CONTRAPTION
■ PUBLISHER: ICON SOFTWARE ■ YEAR: 1985
Ask anyone to name a BBC platform game and chances are it’ll be Frak! by ‘Orlando’. It made a huge impression on its release in 1984, not least for its large, detailed graphics, use of the full screen and unusual sideways‑scrolling levels.
Splendid though Frak! may have been, it wasn’t the only show in town. Another great example, which arrived in the following year, was Contraption by Dave and Helen Mann. Inexplicably, this title seems to have been as universally and comprehensively overlooked as Frak! is celebrated. Indeed, it’s so widely forgotten that the ZX Spectrum and MSX conversions appear to have been entirely lost to history and are nowhere to be found online. (Happily, the Amstrad CPC version does survive.)

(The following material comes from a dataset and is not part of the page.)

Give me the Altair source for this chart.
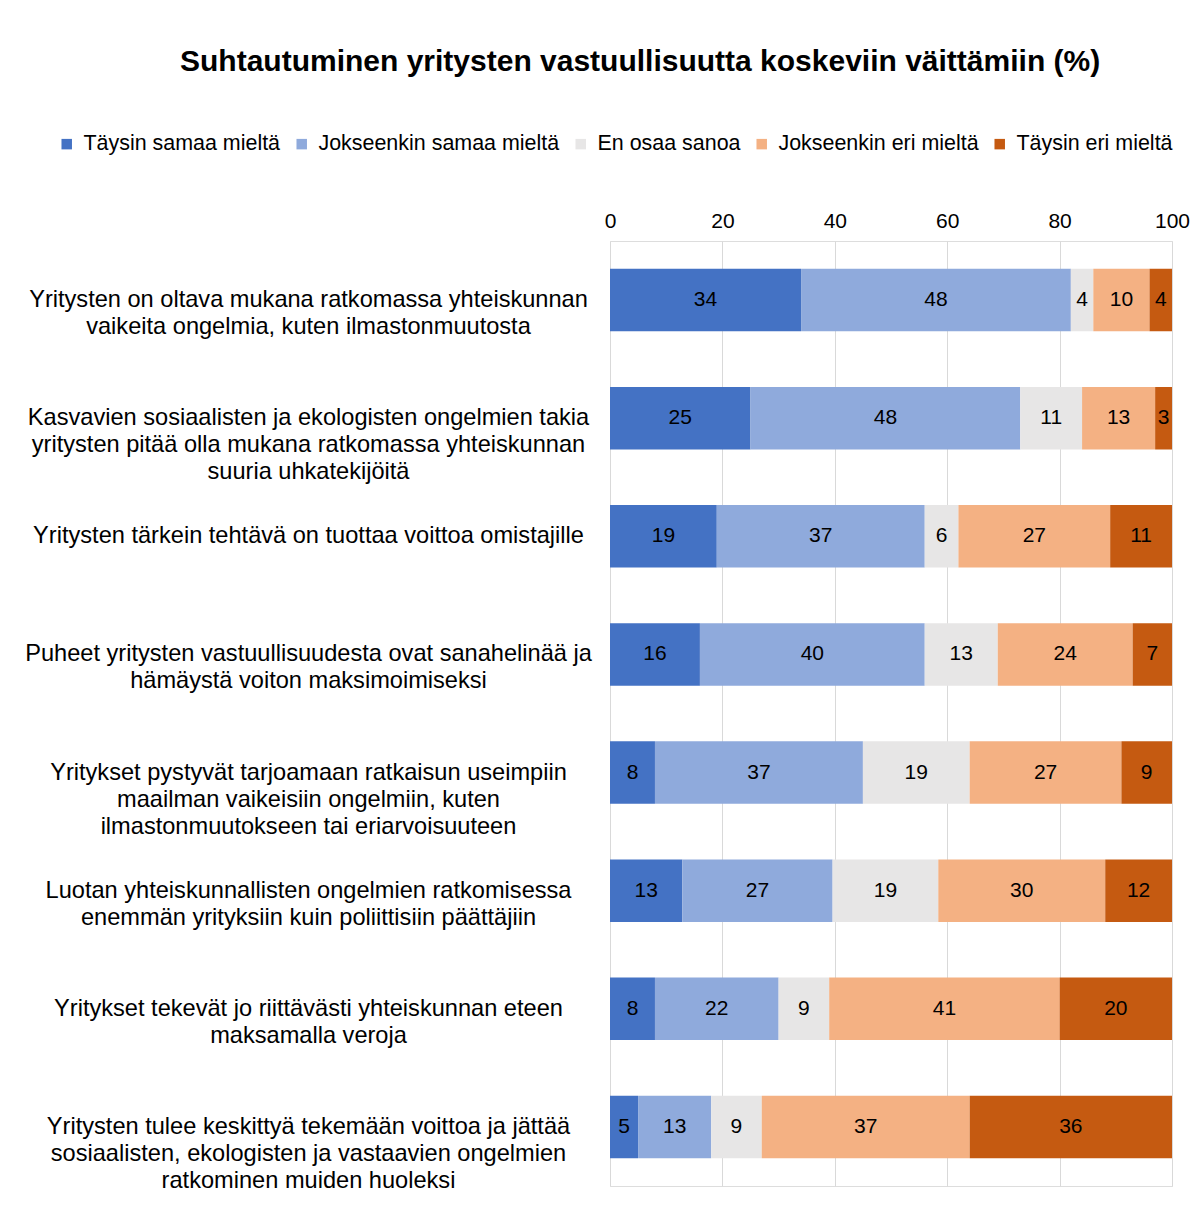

Like Frak!, Contraption features attractively detailed graphics that make full use of the whole screen area, at a time when most platform games used chunky graphics in only about two‑thirds of the display. The gameplay is routine enough in concept. You play a professor who has to collect apples to feed into his contraption, and to that end you jump around the screen on both solid and crumbling platforms, avoiding mobile and static killer objects and heading for the exit door. So far, so Manic Miner. Unoriginal it may be, but the setting is appealingly whimsical and the game is fun – albeit very difficult!
The game was extremely well‑reviewed on its release, with universal praise directed at its graphics, and at least two reviewers claimed to find Contraption a better offering than Frak!. Try both games and make your own judgement about that. What’s clear, though, is that Contraption doesn’t deserve to be so forgotten.